→ YOUR TASK
Quote each line of the material verbatim, without the pictures.

→ SUPPLIED MATERIAL

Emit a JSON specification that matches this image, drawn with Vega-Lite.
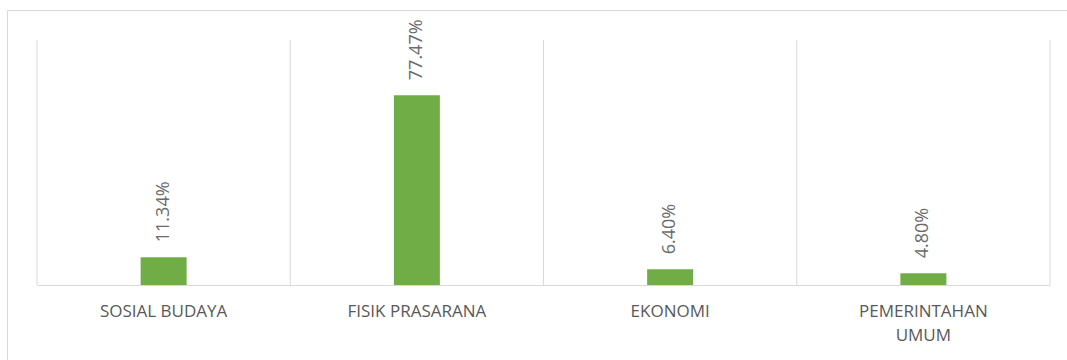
{
  "$schema": "https://vega.github.io/schema/vega-lite/v6.json",
  "width": 1080,
  "height": 370,
  "autosize": {"type": "none"},
  "padding": {"left": 7, "top": 10, "right": -20, "bottom": -20},
  "background": "white",
  "config": {"view": {"stroke": "#D9D9D9", "strokeWidth": 1}},
  "data": {
    "values": [
      {"kategori": "SOSIAL BUDAYA", "persen": 0.1134},
      {"kategori": "FISIK PRASARANA", "persen": 0.7747},
      {"kategori": "EKONOMI", "persen": 0.064},
      {"kategori": "PEMERINTAHAN UMUM", "persen": 0.048}
    ]
  },
  "encoding": {
    "x": {
      "field": "kategori",
      "type": "nominal",
      "sort": null,
      "scale": {"range": [30, 1043], "paddingInner": 0, "paddingOuter": 0},
      "axis": {
        "title": null,
        "labelAngle": 0,
        "offset": -95,
        "grid": false,
        "ticks": false,
        "domainColor": "#D9D9D9",
        "labelFont": "Open Sans",
        "labelFontSize": 17,
        "labelColor": "#595959",
        "labelPadding": 18,
        "labelBaseline": "top",
        "labelLineHeight": 24,
        "labelExpr": "datum.label == 'PEMERINTAHAN UMUM' ? ['PEMERINTAHAN', 'UMUM'] : datum.label"
      }
    },
    "y": {
      "field": "persen",
      "type": "quantitative",
      "scale": {"domain": [0, 1], "range": [275, 30]},
      "axis": null
    }
  },
  "layer": [
    {
      "mark": {"type": "rule", "color": "#D9D9D9", "strokeWidth": 1},
      "encoding": {
        "x": {"field": "kategori", "type": "nominal", "sort": null, "bandPosition": 0},
        "y": {"datum": 0},
        "y2": {"datum": 1}
      }
    },
    {
      "transform": [{"filter": "datum.kategori == 'PEMERINTAHAN UMUM'"}],
      "mark": {"type": "rule", "color": "#D9D9D9", "strokeWidth": 1},
      "encoding": {
        "x": {"field": "kategori", "type": "nominal", "sort": null, "bandPosition": 1},
        "y": {"datum": 0},
        "y2": {"datum": 1}
      }
    },
    {"mark": {"type": "bar", "color": "#70AD47", "width": 46}},
    {
      "mark": {"type": "text", "angle": -90, "align": "left", "baseline": "middle", "dx": 15, "font": "Open Sans", "fontSize": 18, "color": "#6b6b6b"},
      "encoding": {"text": {"field": "persen", "type": "quantitative", "format": ".2%"}}
    }
  ]
}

→ FULL RESPONSE
Emit a JSON specification that matches this image, drawn with Vega-Lite.
{
  "$schema": "https://vega.github.io/schema/vega-lite/v6.json",
  "width": 1080,
  "height": 370,
  "autosize": {"type": "none"},
  "padding": {"left": 7, "top": 10, "right": -20, "bottom": -20},
  "background": "white",
  "config": {"view": {"stroke": "#D9D9D9", "strokeWidth": 1}},
  "data": {
    "values": [
      {"kategori": "SOSIAL BUDAYA", "persen": 0.1134},
      {"kategori": "FISIK PRASARANA", "persen": 0.7747},
      {"kategori": "EKONOMI", "persen": 0.064},
      {"kategori": "PEMERINTAHAN UMUM", "persen": 0.048}
    ]
  },
  "encoding": {
    "x": {
      "field": "kategori",
      "type": "nominal",
      "sort": null,
      "scale": {"range": [30, 1043], "paddingInner": 0, "paddingOuter": 0},
      "axis": {
        "title": null,
        "labelAngle": 0,
        "offset": -95,
        "grid": false,
        "ticks": false,
        "domainColor": "#D9D9D9",
        "labelFont": "Open Sans",
        "labelFontSize": 17,
        "labelColor": "#595959",
        "labelPadding": 18,
        "labelBaseline": "top",
        "labelLineHeight": 24,
        "labelExpr": "datum.label == 'PEMERINTAHAN UMUM' ? ['PEMERINTAHAN', 'UMUM'] : datum.label"
      }
    },
    "y": {
      "field": "persen",
      "type": "quantitative",
      "scale": {"domain": [0, 1], "range": [275, 30]},
      "axis": null
    }
  },
  "layer": [
    {
      "mark": {"type": "rule", "color": "#D9D9D9", "strokeWidth": 1},
      "encoding": {
        "x": {"field": "kategori", "type": "nominal", "sort": null, "bandPosition": 0},
        "y": {"datum": 0},
        "y2": {"datum": 1}
      }
    },
    {
      "transform": [{"filter": "datum.kategori == 'PEMERINTAHAN UMUM'"}],
      "mark": {"type": "rule", "color": "#D9D9D9", "strokeWidth": 1},
      "encoding": {
        "x": {"field": "kategori", "type": "nominal", "sort": null, "bandPosition": 1},
        "y": {"datum": 0},
        "y2": {"datum": 1}
      }
    },
    {"mark": {"type": "bar", "color": "#70AD47", "width": 46}},
    {
      "mark": {"type": "text", "angle": -90, "align": "left", "baseline": "middle", "dx": 15, "font": "Open Sans", "fontSize": 18, "color": "#6b6b6b"},
      "encoding": {"text": {"field": "persen", "type": "quantitative", "format": ".2%"}}
    }
  ]
}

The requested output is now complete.